■ **SUPPLIED MATERIAL**:
---

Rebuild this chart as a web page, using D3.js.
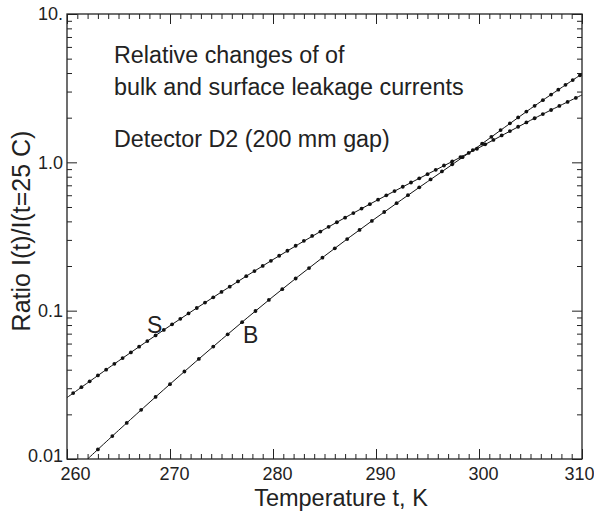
<!DOCTYPE html>
<html><head><meta charset="utf-8">
<script src="https://cdn.jsdelivr.net/npm/d3@7"></script>
<style>
html,body{margin:0;padding:0;background:#fff;}
svg{display:block;font-family:"Liberation Sans",Arial,Helvetica,sans-serif;}
</style></head>
<body>
<svg id="chart" width="594" height="516"></svg>
<script>
// ---- data ----
const majorTemps = [260, 270, 280, 290, 300, 310];
const tempTickLabels = ["260", "270", "280", "290", "300", "310"];
const ratioTicks = [0.01, 0.1, 1, 10];
const ratioTickLabels = ["0.01", "0.1", "1.0", "10."];

// fitted curves (knots)
const sLineT = [260, 265, 270, 275, 280, 285, 290, 295, 300, 305, 310];
const sLineV = [0.02594, 0.04580, 0.07913, 0.1337, 0.2211, 0.3543, 0.5503, 0.8325, 1.2547, 1.9198, 2.848];
const bLineT = [262, 265, 270, 275, 280, 285, 290, 295, 300, 305, 310];
const bLineV = [0.01, 0.01558, 0.03196, 0.06389, 0.1244, 0.2334, 0.4219, 0.7413, 1.2898, 2.2995, 3.943];

// measured points, surface (S)
const sT = [260.6, 261.4, 262.2, 263.0, 263.8, 264.6, 265.4, 266.2, 267.0, 267.8, 268.6, 269.4, 270.2, 271.0, 271.8, 272.6,
  273.4, 274.2, 275.0, 275.8, 276.6, 277.4, 278.2, 279.0, 279.8, 280.6, 281.4, 282.2, 283.0, 283.8, 284.6, 285.4, 286.2,
  287.0, 287.8, 288.6, 289.4, 290.2, 291.0, 291.8, 292.6, 293.4, 294.2, 295.0, 295.8, 296.6, 297.4, 298.2, 299.0, 299.8,
  300.6, 301.4, 302.2, 303.0, 303.8, 304.6, 305.4, 306.2, 307.0, 307.8, 308.6, 309.4];
const sV = [0.02781, 0.03049, 0.03341, 0.03659, 0.04004, 0.04381, 0.04789, 0.05233, 0.05715, 0.06238, 0.06805, 0.07419,
  0.08084, 0.08804, 0.09582, 0.1042, 0.1133, 0.1231, 0.1337, 0.1451, 0.1574, 0.1707, 0.1850, 0.2003, 0.2168, 0.2345,
  0.2535, 0.2739, 0.2958, 0.3193, 0.3415, 0.3673, 0.3946, 0.4237, 0.4546, 0.4876, 0.5227, 0.5598, 0.5989, 0.6404,
  0.6844, 0.7310, 0.7804, 0.8325, 0.8904, 0.9518, 1.0165, 1.0853, 1.1581, 1.2352, 1.3224, 1.4168, 1.5174, 1.6240,
  1.7370, 1.8574, 1.9831, 2.1148, 2.2540, 2.4008, 2.5559, 2.7192];

// measured points, bulk (B)
const bT = [263.0, 264.4, 265.8, 267.2, 268.6, 270.0, 271.4, 272.8, 274.2, 275.6, 277.0, 278.3, 279.6, 280.9, 282.2,
  283.5, 284.8, 286.0, 287.2, 288.4, 289.6, 290.8, 292.0, 293.1, 294.2, 295.3, 296.4, 297.4, 298.4, 299.4, 300.3,
  301.2, 302.1, 303.0, 303.8, 304.6, 305.4, 306.2, 307.0, 307.7, 308.4, 309.1, 309.8];
const bV = [0.01161, 0.01427, 0.01751, 0.02144, 0.02621, 0.03196, 0.03890, 0.04726, 0.05729, 0.06930, 0.08367, 0.09948,
  0.1181, 0.1396, 0.1647, 0.1938, 0.2278, 0.2633, 0.3039, 0.3502, 0.4028, 0.4626, 0.5303, 0.6003, 0.6786, 0.7670,
  0.8680, 0.9703, 1.0835, 1.2087, 1.3365, 1.4854, 1.6500, 1.8310, 2.0070, 2.1987, 2.4043, 2.6245, 2.8626, 3.0875,
  3.3285, 3.5852, 3.8609];

const noteLines = ["Relative changes of of", "bulk and surface leakage currents", "Detector D2 (200 mm gap)"];

// ---- layout ----
const L = 67, R = 582, T = 14, B = 459;
const ink = "#222";
const svg = d3.select("#chart");
const x = d3.scaleLinear().domain([260, 310]).range([L, R]);
const y = d3.scaleLog().domain([0.01, 10]).range([B, T]);

const minorT = d3.range(260, 311, 1).filter(v => v % 10 !== 0);
const minorR = [];
[0.01, 0.1, 1].forEach(dec => { for (let k = 2; k <= 9; k++) minorR.push(dec * k); });

function styleAxis(g) {
  g.select(".domain").remove();
  g.selectAll(".tick line").attr("stroke", ink).attr("stroke-width", 1);
  g.selectAll("text").attr("fill", ink).attr("font-size", 18)
    .attr("font-family", "'Liberation Sans', Arial, Helvetica, sans-serif");
}

// bottom axis
svg.append("g").attr("transform", `translate(0,${B})`)
  .call(d3.axisBottom(x).tickValues(minorT).tickSize(-5).tickFormat("")).call(styleAxis);
const bx = svg.append("g").attr("transform", `translate(0,${B})`)
  .call(d3.axisBottom(x).tickValues(majorTemps).tickSize(-10).tickPadding(8)
    .tickFormat((d, i) => tempTickLabels[i])).call(styleAxis);
bx.selectAll(".tick text").attr("dx", (d, i) => i === 0 ? 8 : (i === majorTemps.length - 1 ? -3 : 4));

// top axis (mirror)
svg.append("g").attr("transform", `translate(0,${T})`)
  .call(d3.axisTop(x).tickValues(minorT).tickSize(-5).tickFormat("")).call(styleAxis);
svg.append("g").attr("transform", `translate(0,${T})`)
  .call(d3.axisTop(x).tickValues(majorTemps).tickSize(-10).tickFormat("")).call(styleAxis);

// left axis
svg.append("g").attr("transform", `translate(${L},0)`)
  .call(d3.axisLeft(y).tickValues(minorR).tickSize(-5).tickFormat("")).call(styleAxis);
const ly = svg.append("g").attr("transform", `translate(${L},0)`)
  .call(d3.axisLeft(y).tickValues(ratioTicks).tickSize(-10).tickPadding(4)
    .tickFormat((d, i) => ratioTickLabels[i])).call(styleAxis);
ly.selectAll(".tick text").attr("dy", (d, i) => i === 0 ? "0.12em" : "0.32em");

// right axis (mirror)
svg.append("g").attr("transform", `translate(${R},0)`)
  .call(d3.axisRight(y).tickValues(minorR).tickSize(-5).tickFormat("")).call(styleAxis);
svg.append("g").attr("transform", `translate(${R},0)`)
  .call(d3.axisRight(y).tickValues(ratioTicks).tickSize(-10).tickFormat("")).call(styleAxis);

// frame
svg.append("rect").attr("x", L).attr("y", T).attr("width", R - L).attr("height", B - T)
  .attr("fill", "none").attr("stroke", ink).attr("stroke-width", 1.3);

// clip
svg.append("clipPath").attr("id", "clip").append("rect")
  .attr("x", L).attr("y", T).attr("width", R - L).attr("height", B - T);
const plot = svg.append("g").attr("clip-path", "url(#clip)");

const line = d3.line().x(d => x(d[0])).y(d => y(d[1])).curve(d3.curveCatmullRom);
plot.append("path").datum(sLineT.map((t, i) => [t, sLineV[i]]))
  .attr("d", line).attr("fill", "none").attr("stroke", "#111").attr("stroke-width", 1);
plot.append("path").datum(bLineT.map((t, i) => [t, bLineV[i]]))
  .attr("d", line).attr("fill", "none").attr("stroke", "#111").attr("stroke-width", 1);

plot.selectAll("circle.s").data(sT.map((t, i) => [t, sV[i]])).enter().append("circle")
  .attr("class", "s").attr("cx", d => x(d[0])).attr("cy", d => y(d[1])).attr("r", 1.9).attr("fill", "#111");
plot.selectAll("circle.b").data(bT.map((t, i) => [t, bV[i]])).enter().append("circle")
  .attr("class", "b").attr("cx", d => x(d[0])).attr("cy", d => y(d[1])).attr("r", 1.9).attr("fill", "#111");

// series labels
svg.append("text").attr("x", 147).attr("y", 333).attr("font-size", 23).attr("fill", ink).text("S");
svg.append("text").attr("x", 243).attr("y", 343).attr("font-size", 23).attr("fill", ink).text("B");

// annotation
const noteY = [62.5, 95, 147];
noteLines.forEach((s, i) => {
  svg.append("text").attr("x", 114).attr("y", noteY[i]).attr("font-size", 23.3).attr("fill", ink).text(s);
});

// axis titles
svg.append("text").attr("x", 341).attr("y", 506).attr("text-anchor", "middle")
  .attr("font-size", 23.5).attr("fill", ink).text("Temperature t, K");
svg.append("text").attr("transform", "translate(30,231) rotate(-90)").attr("text-anchor", "middle")
  .attr("font-size", 25).attr("fill", ink).text("Ratio I(t)/I(t=25 C)");
</script>
</body></html>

---

■ **DESCRIPTION OF THE TASK**:
Give back exactly the lines from the first line of the data through the line with "1.2898, 2.2995, 3.943];", pictures excluded.

■ **SOLUTION TO THE EXERCISE**:
Rebuild this chart as a web page, using D3.js.
<!DOCTYPE html>
<html><head><meta charset="utf-8">
<script src="https://cdn.jsdelivr.net/npm/d3@7"></script>
<style>
html,body{margin:0;padding:0;background:#fff;}
svg{display:block;font-family:"Liberation Sans",Arial,Helvetica,sans-serif;}
</style></head>
<body>
<svg id="chart" width="594" height="516"></svg>
<script>
// ---- data ----
const majorTemps = [260, 270, 280, 290, 300, 310];
const tempTickLabels = ["260", "270", "280", "290", "300", "310"];
const ratioTicks = [0.01, 0.1, 1, 10];
const ratioTickLabels = ["0.01", "0.1", "1.0", "10."];

// fitted curves (knots)
const sLineT = [260, 265, 270, 275, 280, 285, 290, 295, 300, 305, 310];
const sLineV = [0.02594, 0.04580, 0.07913, 0.1337, 0.2211, 0.3543, 0.5503, 0.8325, 1.2547, 1.9198, 2.848];
const bLineT = [262, 265, 270, 275, 280, 285, 290, 295, 300, 305, 310];
const bLineV = [0.01, 0.01558, 0.03196, 0.06389, 0.1244, 0.2334, 0.4219, 0.7413, 1.2898, 2.2995, 3.943];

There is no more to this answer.